Belgium’s King Albert II asked Elio Di Rupo to resume budget negotiations and form a government 529 days after elections as the country runs out of time to draw up a 2012 budget, reduce the deficit and avoid European Union sanctions or a credit-rating cut.
The monarch turned down Di Rupo’s request to stand down from leading the coalition talks and urged the six parties involved to form a government, the royal palace said yesterday following a meeting of Di Rupo, 60, with the king in Ciergnon. Investors continued a selloff of Belgian government bonds today, sending yields to the highest level in 11 years.
Di Rupo “has sought a brief period of reflection to explore the possibility of an agreement that is acceptable for the six parties,” according to the palace. King Albert asked all parties “to make the additional effort that’s needed to complete budget negotiations.”
Belgium’s six-party coalition talks ran aground this week as Liberals and Socialists clashed over how to cut the budget deficit to 2.8 percent of gross domestic product next year. The nation could face EU sanctions for failing to tackle a shortfall that’s projected to widen to 4.6 percent of GDP next year. Moody’s Investors Service last month became the latest credit- rating company to say it may cut the country’s credit standing, currently ranked the second-highest investment grade.
The yield on Belgium’s 4.25 percent securities maturing in September 2021 rose 11 basis points to 5.60 percent at 1:52 p.m. in Brussels, after reaching 5.61 percent, the highest since November 2000. Two-year yields, which soared 65 basis points yesterday, climbed 13 basis points to 5.07 percent.
Belgium is due to sell bonds on Nov. 28, offering securities due in March 2018, September 2021, March 2035 and March 2041 in the scheduled auction. Italy and France will also sell bonds next week after Germany failed to get bids for 35 percent of the 10-year bonds offered for sale yesterday.

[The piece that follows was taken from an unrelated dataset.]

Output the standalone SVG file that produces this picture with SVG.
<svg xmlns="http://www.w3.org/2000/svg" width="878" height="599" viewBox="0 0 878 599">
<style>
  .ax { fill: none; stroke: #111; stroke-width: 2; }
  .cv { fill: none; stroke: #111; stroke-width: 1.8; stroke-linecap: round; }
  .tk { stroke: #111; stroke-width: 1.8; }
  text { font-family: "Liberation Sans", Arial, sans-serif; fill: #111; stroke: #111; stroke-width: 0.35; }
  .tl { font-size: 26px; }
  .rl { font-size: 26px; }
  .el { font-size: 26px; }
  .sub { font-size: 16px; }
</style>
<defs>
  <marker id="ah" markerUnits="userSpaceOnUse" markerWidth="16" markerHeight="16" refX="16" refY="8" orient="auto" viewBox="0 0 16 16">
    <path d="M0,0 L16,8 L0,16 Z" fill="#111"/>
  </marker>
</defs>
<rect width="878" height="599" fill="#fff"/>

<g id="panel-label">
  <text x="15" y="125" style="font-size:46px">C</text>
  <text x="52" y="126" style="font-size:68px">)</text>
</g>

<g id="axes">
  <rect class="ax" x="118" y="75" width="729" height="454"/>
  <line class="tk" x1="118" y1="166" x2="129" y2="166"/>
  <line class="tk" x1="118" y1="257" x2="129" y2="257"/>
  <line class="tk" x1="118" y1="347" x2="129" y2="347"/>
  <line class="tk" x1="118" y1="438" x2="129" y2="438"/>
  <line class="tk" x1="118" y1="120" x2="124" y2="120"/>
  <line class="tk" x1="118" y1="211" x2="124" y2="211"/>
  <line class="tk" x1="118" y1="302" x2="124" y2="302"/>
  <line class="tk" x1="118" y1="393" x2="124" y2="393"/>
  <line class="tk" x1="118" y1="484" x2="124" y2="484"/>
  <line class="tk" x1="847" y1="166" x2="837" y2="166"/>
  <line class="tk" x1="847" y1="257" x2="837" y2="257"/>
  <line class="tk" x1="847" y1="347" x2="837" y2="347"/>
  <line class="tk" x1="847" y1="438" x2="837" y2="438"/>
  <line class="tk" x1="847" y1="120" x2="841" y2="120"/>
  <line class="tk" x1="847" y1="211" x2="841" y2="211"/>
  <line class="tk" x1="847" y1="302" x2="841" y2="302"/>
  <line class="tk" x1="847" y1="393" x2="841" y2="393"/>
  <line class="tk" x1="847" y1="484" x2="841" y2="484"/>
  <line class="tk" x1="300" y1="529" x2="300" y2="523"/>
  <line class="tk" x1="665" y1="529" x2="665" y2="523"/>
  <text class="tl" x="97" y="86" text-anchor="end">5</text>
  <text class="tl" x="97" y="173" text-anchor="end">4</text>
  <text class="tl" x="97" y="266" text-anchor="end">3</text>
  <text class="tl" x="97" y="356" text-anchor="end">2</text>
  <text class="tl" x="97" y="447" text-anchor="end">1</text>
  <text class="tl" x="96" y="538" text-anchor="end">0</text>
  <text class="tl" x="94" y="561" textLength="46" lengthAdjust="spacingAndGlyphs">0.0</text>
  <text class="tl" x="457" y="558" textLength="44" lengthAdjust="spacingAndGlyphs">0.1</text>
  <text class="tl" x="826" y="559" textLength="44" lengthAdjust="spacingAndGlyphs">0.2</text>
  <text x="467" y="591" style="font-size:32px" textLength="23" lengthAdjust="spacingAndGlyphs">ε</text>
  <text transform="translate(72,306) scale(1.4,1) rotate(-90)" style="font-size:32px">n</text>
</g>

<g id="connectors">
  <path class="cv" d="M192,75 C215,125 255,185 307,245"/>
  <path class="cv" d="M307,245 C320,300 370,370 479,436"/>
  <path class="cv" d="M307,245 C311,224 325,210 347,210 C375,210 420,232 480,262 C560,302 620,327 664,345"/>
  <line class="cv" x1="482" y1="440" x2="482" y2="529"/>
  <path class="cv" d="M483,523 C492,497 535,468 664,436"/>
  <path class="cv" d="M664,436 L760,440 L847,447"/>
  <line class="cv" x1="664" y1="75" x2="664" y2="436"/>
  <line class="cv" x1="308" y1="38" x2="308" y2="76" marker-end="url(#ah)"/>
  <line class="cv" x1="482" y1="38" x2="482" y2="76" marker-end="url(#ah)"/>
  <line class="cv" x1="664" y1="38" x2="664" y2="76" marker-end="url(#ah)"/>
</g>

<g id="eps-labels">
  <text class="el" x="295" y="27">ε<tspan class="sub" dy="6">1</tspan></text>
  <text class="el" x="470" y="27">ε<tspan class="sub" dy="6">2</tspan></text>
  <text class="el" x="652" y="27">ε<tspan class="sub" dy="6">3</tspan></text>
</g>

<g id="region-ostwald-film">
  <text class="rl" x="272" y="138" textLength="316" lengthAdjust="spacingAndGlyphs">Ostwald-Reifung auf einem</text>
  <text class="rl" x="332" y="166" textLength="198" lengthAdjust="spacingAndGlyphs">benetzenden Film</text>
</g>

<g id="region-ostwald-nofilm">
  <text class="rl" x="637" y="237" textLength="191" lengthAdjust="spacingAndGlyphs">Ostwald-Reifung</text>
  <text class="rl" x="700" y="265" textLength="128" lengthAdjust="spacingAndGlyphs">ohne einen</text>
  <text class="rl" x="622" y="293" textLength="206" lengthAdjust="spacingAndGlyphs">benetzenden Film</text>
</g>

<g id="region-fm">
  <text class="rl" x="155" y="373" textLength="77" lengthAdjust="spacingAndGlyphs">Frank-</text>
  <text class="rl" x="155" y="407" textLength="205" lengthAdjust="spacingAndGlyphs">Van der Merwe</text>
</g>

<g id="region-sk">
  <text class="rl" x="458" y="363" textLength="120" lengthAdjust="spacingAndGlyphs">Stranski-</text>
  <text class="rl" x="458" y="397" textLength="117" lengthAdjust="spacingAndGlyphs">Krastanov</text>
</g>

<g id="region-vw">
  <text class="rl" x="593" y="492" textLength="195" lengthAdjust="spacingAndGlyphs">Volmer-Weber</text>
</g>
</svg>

It’s the second time the Belgian monarch has refused to accept Di Rupo’s resignation offer since the president of Belgium’s French-speaking Socialist Party was appointed to lead government-formation talks in May. Di Rupo sought to quit two days ago after the Liberals from both sides of Belgium’s linguistic divide refused to accept his latest proposals for a 2012 budget.
Those proposals included 6.6 billion euros ($8.9 billion) of additional taxes even as the European Commission told Belgium to focus on spending cuts to narrow its budget deficit, Alexander De Croo, the leader of the Flemish Liberal party, told public broadcaster VRT after the talks broke down on Nov. 21.

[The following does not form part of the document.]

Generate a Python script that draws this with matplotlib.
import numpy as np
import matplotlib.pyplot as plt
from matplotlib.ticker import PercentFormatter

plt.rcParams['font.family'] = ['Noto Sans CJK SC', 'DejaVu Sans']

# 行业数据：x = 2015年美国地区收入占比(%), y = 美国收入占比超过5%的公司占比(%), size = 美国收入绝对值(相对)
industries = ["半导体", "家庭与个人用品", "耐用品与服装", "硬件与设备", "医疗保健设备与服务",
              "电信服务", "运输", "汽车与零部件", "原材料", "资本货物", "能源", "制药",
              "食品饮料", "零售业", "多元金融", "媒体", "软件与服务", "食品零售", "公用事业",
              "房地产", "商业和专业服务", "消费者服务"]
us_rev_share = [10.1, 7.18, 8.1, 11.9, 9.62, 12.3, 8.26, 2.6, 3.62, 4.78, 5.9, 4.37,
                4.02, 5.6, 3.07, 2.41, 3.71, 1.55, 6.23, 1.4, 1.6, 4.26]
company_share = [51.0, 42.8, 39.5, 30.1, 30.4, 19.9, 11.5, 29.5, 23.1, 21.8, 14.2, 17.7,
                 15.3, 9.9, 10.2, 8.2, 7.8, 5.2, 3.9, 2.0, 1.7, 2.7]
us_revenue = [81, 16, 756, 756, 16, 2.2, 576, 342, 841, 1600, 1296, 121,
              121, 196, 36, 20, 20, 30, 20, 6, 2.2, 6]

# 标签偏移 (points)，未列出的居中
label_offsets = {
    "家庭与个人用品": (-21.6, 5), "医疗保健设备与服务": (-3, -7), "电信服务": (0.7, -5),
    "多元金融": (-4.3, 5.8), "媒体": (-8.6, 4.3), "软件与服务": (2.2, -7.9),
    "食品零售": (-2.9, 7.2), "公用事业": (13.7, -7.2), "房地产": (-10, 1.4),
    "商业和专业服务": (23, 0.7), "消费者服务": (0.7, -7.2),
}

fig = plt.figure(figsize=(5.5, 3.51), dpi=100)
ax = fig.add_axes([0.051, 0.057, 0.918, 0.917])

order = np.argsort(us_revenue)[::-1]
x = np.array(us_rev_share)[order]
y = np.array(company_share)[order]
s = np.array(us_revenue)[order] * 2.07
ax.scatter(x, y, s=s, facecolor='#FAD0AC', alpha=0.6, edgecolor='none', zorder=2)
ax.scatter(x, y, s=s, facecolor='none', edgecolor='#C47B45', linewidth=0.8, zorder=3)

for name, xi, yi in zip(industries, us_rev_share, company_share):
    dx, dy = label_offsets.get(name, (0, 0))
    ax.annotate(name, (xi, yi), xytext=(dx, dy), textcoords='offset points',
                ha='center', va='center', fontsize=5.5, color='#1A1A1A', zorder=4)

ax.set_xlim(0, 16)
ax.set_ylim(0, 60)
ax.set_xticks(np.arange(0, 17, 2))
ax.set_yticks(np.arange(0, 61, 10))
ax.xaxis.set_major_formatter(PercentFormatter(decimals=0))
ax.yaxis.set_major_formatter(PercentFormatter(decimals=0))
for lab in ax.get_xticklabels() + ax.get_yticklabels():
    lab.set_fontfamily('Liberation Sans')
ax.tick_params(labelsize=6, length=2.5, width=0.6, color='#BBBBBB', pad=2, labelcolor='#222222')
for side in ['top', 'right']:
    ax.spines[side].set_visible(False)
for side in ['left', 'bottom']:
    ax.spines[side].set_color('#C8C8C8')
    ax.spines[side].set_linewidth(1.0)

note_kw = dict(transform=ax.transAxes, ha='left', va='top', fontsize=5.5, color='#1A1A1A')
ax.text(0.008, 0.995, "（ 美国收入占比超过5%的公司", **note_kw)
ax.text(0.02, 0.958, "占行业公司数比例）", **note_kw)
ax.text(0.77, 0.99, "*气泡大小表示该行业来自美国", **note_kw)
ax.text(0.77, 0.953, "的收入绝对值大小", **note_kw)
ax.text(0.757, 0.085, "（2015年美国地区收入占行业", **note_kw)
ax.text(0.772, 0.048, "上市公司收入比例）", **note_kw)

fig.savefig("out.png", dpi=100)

Belgian coalition negotiators assumed the economy’s expansion will slow to 0.8 percent next year, which would require 11.3 billion euros of spending cuts or additional tax revenue to cut the deficit to 2.8 percent.
That figure includes health-care spending increasing by 4 percent above inflation next year and explains the difference with a 9.6 billion-euro projection published by Belgium’s High Council of Finances.
Belgian Prime Minister Yves Leterme said he will make provisional budget proposals at a scheduled meeting of his caretaker administration today, adding that it’s up to the coalition negotiators to draw up a 2012 budget that meets the deficit-reduction goals agreed with the European Commission. Leterme spoke on VRT television after the publication of the royal palace’s statement.
European Union Economic and Monetary Affairs Commissioner Olli Rehn reiterated yesterday that Belgium must take action to meet that goal, saying in Brussels that “it is essential to adopt the necessary measures to meet the fiscal target of below 3 percent next year, 2012, in time before the six pack will enter into force.”